____ MATERIAL PROVIDED

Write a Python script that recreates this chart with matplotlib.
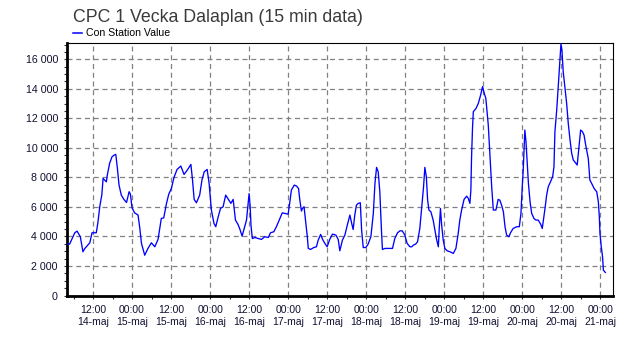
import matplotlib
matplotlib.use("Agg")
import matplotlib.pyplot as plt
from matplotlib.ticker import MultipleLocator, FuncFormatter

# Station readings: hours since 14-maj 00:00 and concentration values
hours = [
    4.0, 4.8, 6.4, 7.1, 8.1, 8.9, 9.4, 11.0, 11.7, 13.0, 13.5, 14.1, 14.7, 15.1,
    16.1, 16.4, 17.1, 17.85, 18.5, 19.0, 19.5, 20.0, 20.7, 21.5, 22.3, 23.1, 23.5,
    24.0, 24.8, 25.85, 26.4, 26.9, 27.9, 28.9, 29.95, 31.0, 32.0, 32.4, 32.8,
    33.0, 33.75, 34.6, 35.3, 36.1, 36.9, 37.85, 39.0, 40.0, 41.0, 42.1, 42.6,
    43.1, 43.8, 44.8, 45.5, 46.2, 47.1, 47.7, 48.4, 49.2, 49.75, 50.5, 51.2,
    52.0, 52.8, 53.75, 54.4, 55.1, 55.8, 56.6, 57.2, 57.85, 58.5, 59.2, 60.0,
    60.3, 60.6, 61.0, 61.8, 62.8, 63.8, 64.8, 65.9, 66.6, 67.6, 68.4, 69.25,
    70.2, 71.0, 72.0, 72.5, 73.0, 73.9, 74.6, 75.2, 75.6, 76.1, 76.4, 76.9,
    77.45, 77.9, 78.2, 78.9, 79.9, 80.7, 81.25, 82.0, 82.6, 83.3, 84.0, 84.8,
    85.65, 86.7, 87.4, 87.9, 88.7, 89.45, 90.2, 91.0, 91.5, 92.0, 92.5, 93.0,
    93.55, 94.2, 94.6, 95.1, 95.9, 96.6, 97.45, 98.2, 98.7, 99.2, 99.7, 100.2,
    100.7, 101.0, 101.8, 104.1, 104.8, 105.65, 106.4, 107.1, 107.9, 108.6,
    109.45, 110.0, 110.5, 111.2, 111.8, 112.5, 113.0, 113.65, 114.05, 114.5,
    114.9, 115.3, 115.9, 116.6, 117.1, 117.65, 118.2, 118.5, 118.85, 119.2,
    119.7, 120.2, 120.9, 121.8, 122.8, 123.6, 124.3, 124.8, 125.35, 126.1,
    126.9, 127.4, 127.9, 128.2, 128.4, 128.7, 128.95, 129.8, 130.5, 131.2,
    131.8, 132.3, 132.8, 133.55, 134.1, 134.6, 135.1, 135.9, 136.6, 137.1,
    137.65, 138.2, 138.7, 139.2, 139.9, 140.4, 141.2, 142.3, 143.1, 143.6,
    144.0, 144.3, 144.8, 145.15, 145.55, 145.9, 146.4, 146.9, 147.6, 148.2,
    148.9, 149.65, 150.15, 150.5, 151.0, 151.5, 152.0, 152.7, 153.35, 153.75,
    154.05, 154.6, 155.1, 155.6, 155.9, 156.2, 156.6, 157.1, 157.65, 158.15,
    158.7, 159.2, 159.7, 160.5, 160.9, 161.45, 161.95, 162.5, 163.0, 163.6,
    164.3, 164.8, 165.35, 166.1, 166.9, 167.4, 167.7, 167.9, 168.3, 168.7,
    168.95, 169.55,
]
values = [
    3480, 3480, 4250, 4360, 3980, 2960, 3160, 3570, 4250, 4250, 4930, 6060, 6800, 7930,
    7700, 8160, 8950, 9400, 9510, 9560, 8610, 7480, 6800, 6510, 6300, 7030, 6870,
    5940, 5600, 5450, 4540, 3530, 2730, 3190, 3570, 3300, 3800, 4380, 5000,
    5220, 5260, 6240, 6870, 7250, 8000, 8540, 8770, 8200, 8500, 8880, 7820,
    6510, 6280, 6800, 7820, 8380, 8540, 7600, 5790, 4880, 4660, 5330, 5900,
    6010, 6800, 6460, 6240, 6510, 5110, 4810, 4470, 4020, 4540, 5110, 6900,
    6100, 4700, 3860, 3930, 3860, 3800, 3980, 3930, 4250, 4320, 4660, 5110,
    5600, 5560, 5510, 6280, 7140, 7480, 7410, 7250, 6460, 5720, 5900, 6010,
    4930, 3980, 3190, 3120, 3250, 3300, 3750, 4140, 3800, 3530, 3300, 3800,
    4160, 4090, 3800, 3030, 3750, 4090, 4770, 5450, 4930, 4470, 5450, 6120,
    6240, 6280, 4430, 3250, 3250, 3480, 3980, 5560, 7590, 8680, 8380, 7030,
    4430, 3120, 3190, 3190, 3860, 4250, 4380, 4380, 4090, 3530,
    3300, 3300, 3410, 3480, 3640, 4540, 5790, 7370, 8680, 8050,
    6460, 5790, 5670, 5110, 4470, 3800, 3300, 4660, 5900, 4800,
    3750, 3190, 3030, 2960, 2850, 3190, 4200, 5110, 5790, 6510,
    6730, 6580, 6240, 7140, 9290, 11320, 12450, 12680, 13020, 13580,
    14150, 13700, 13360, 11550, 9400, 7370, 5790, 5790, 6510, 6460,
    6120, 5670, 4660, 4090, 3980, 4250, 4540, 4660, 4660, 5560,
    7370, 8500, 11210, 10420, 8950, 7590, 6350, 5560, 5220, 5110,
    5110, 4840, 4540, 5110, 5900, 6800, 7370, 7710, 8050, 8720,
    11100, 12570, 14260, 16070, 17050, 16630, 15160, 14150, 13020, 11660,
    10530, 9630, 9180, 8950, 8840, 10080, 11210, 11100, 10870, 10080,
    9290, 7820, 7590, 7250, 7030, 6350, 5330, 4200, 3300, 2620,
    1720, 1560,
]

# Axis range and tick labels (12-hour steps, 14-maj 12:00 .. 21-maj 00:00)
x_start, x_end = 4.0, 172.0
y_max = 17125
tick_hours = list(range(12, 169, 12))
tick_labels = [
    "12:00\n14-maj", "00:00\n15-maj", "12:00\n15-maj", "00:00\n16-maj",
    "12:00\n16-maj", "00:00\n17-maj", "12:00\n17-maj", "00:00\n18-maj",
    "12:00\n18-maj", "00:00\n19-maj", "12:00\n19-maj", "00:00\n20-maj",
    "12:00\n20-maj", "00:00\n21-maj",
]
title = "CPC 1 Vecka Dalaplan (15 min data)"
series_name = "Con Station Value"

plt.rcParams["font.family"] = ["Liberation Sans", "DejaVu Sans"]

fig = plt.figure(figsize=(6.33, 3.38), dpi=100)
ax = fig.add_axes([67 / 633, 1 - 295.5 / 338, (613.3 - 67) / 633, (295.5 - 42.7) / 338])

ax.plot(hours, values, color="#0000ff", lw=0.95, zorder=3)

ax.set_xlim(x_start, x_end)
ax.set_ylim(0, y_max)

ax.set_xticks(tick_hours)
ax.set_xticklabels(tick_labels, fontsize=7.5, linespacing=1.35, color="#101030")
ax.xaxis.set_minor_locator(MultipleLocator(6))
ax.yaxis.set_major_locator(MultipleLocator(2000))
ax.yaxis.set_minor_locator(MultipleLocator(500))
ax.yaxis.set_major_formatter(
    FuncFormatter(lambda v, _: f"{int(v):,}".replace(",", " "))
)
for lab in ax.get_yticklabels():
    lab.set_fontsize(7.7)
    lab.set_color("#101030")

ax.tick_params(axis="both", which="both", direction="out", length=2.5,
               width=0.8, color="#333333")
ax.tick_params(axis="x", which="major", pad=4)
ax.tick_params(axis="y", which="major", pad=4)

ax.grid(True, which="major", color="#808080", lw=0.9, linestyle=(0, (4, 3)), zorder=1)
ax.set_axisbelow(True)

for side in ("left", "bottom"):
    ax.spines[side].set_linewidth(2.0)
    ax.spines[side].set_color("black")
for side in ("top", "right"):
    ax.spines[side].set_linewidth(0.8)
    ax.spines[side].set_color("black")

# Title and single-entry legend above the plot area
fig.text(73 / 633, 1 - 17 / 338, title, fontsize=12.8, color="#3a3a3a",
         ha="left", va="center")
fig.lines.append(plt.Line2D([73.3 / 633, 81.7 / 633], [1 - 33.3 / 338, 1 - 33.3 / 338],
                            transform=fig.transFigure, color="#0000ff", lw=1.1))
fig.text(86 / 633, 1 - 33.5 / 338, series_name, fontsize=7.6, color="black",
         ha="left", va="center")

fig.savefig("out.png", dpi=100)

________

== WHAT YOU ARE ASKED TO DO ==
Every line of the listing that holds "matplotlib" is to be counted; give only the resulting number.

== THE RESPONSE ==
5